当時は幼児だった私がこれにワクワクしたのは間違いありません。

そして主人公の蒸気機関車(2B1のアトランティック)の「ちゅうちゅう」の普段の1日の描写から始まり、そんな日常にうんざりしたちゅうちゅうがこっそり脱走して単機(笑)で逃げ回るシークエンス。
その、機関車の動感に溢れるばかりでなく同時に周囲の風景をもパノラミックに描いた一連の構図もまたレイアウトの原点であります。

 我ながら「ああ、これを読んだからレイアウトをやりたくなったのか」と納得してしまうほど生き生きしたパノラマがどこを開いても展開していました。

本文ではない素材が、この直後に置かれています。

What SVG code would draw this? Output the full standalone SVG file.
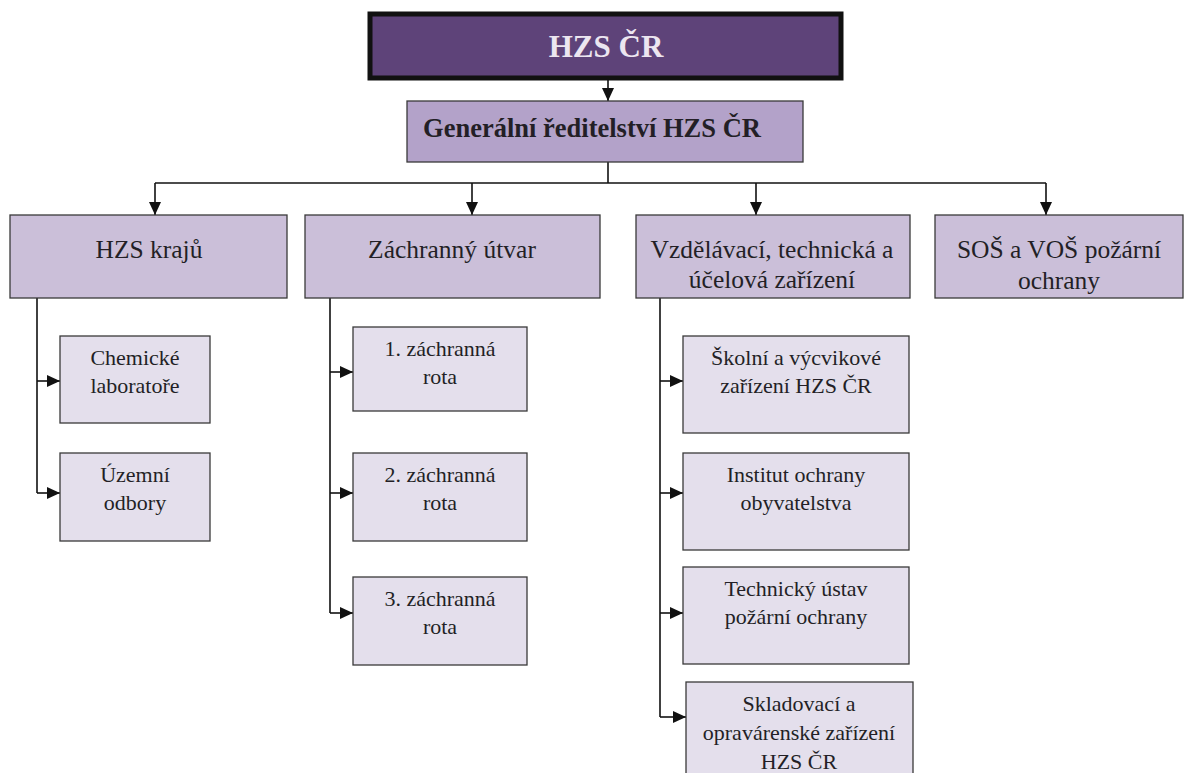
<svg xmlns="http://www.w3.org/2000/svg" width="1195" height="773" viewBox="0 0 1195 773">
<style>
text{font-family:"Liberation Serif","Times New Roman",serif;fill:#231f26;text-anchor:middle}
.l2{fill:#cbbfd9;stroke:#3a3a3a;stroke-width:1.3}
.sub{fill:#e4dfec;stroke:#3a3a3a;stroke-width:1.3}
.t2{font-size:25.5px}
.ts{font-size:22px}
.c{fill:none;stroke:#111;stroke-width:1.6}
</style>
<defs>
<marker id="ah" markerUnits="userSpaceOnUse" markerWidth="14" markerHeight="13" refX="13" refY="6" orient="auto">
<path d="M0,0 L13,6 L0,12 z" fill="#111"/>
</marker>
<clipPath id="clipSos"><rect x="935" y="215" width="248" height="83"/></clipPath>
</defs>
<rect width="1195" height="773" fill="#fff"/>

<g id="connectors">
<line class="c" x1="608" y1="80" x2="608" y2="101" marker-end="url(#ah)"/>
<line class="c" x1="608" y1="162" x2="608" y2="183"/>
<line class="c" x1="155" y1="183" x2="1046" y2="183"/>
<line class="c" x1="155" y1="183" x2="155" y2="215" marker-end="url(#ah)"/>
<line class="c" x1="472" y1="183" x2="472" y2="215" marker-end="url(#ah)"/>
<line class="c" x1="756" y1="183" x2="756" y2="215" marker-end="url(#ah)"/>
<line class="c" x1="1046" y1="183" x2="1046" y2="215" marker-end="url(#ah)"/>
<line class="c" x1="37" y1="298" x2="37" y2="493"/>
<line class="c" x1="37" y1="381" x2="60" y2="381" marker-end="url(#ah)"/>
<line class="c" x1="37" y1="493" x2="60" y2="493" marker-end="url(#ah)"/>
<line class="c" x1="330" y1="298" x2="330" y2="613"/>
<line class="c" x1="330" y1="372" x2="353" y2="372" marker-end="url(#ah)"/>
<line class="c" x1="330" y1="493" x2="353" y2="493" marker-end="url(#ah)"/>
<line class="c" x1="330" y1="613" x2="353" y2="613" marker-end="url(#ah)"/>
<line class="c" x1="660" y1="298" x2="660" y2="717"/>
<line class="c" x1="660" y1="381" x2="683" y2="381" marker-end="url(#ah)"/>
<line class="c" x1="660" y1="493" x2="683" y2="493" marker-end="url(#ah)"/>
<line class="c" x1="660" y1="613" x2="683" y2="613" marker-end="url(#ah)"/>
<line class="c" x1="660" y1="717" x2="686" y2="717" marker-end="url(#ah)"/>
</g>

<g id="hzs-cr">
<rect x="370" y="14" width="471" height="64" fill="#5e4379" stroke="#111" stroke-width="5"/>
<text x="606" y="57" font-size="31" font-weight="bold" style="fill:#ece6f0">HZS ČR</text>
</g>

<g id="generalni">
<rect x="407" y="101" width="396" height="61" fill="#b3a2c9" stroke="#3a3a3a" stroke-width="1.3"/>
<text x="592" y="137" font-size="26.5" font-weight="bold">Generální ředitelství HZS ČR</text>
</g>

<g id="hzs-kraju">
<rect class="l2" x="10" y="215" width="277" height="83"/>
<text class="t2" x="149" y="258">HZS krajů</text>
</g>

<g id="zachranny-utvar">
<rect class="l2" x="305" y="215" width="295" height="83"/>
<text class="t2" x="452" y="258">Záchranný útvar</text>
</g>

<g id="vzdelavaci">
<rect class="l2" x="636" y="215" width="274" height="83"/>
<text class="t2" x="772" y="258">Vzdělávací, technická a</text>
<text class="t2" x="772" y="288">účelová zařízení</text>
</g>

<g id="sos-vos">
<rect class="l2" x="935" y="215" width="248" height="83"/>
<text class="t2" x="1059" y="258">SOŠ a VOŠ požární</text>
<text class="t2" x="1059" y="289" clip-path="url(#clipSos)">ochrany</text>
</g>

<g id="chemicke">
<rect class="sub" x="60" y="336" width="150" height="87"/>
<text class="ts" x="135" y="365">Chemické</text>
<text class="ts" x="135" y="393">laboratoře</text>
</g>

<g id="uzemni">
<rect class="sub" x="60" y="453" width="150" height="88"/>
<text class="ts" x="135" y="482">Územní</text>
<text class="ts" x="135" y="510">odbory</text>
</g>

<g id="rota1">
<rect class="sub" x="353" y="327" width="174" height="84"/>
<text class="ts" x="440" y="356">1. záchranná</text>
<text class="ts" x="440" y="384">rota</text>
</g>

<g id="rota2">
<rect class="sub" x="353" y="453" width="174" height="88"/>
<text class="ts" x="440" y="482">2. záchranná</text>
<text class="ts" x="440" y="510">rota</text>
</g>

<g id="rota3">
<rect class="sub" x="353" y="577" width="174" height="88"/>
<text class="ts" x="440" y="606">3. záchranná</text>
<text class="ts" x="440" y="634">rota</text>
</g>

<g id="skolni">
<rect class="sub" x="683" y="336" width="226" height="97"/>
<text class="ts" x="796" y="365">Školní a výcvikové</text>
<text class="ts" x="796" y="393">zařízení HZS ČR</text>
</g>

<g id="institut">
<rect class="sub" x="683" y="453" width="226" height="97"/>
<text class="ts" x="796" y="482">Institut ochrany</text>
<text class="ts" x="796" y="510">obyvatelstva</text>
</g>

<g id="technicky">
<rect class="sub" x="683" y="567" width="226" height="97"/>
<text class="ts" x="796" y="596">Technický ústav</text>
<text class="ts" x="796" y="624">požární ochrany</text>
</g>

<g id="skladovaci">
<rect class="sub" x="686" y="682" width="227" height="100"/>
<text class="ts" x="799" y="711">Skladovací a</text>
<text class="ts" x="799" y="740">opravárenské zařízení</text>
<text class="ts" x="799" y="769">HZS ČR</text>
</g>
</svg>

 この絵本の中では主人公が機関車なのは間違いありませんが周囲の風景のなかにまるで蟻のように描かれたモブキャラの一人一人にも表情があり、役割が果たされ、それらが一体となった別乾坤が成立しています。

 これほど見る側のインスピレーションを刺激する絵本はそう無いのでは無いでしょうか。少なくとも当時他にもあった「新型電車がいくつも羅列されただけの絵本」にはこれほどのインパクトはなかったとおもいますし、きかんしゃトーマスの作品世界にも少なからず影響を与えていそうな気もします。

 そういえば同じ作者の描いた「けいてぃー」と言う除雪車が主人公の絵本もこうしたパノラミックな構図が特徴的でした。今でも本屋さんで買えるそうなので今度探してみようかと。
 幸田露伴が書いた「観画談」に出てくる絵もひょっとしたらこういう感じのパノラマだったのではなかったのでしょうか。これは余談。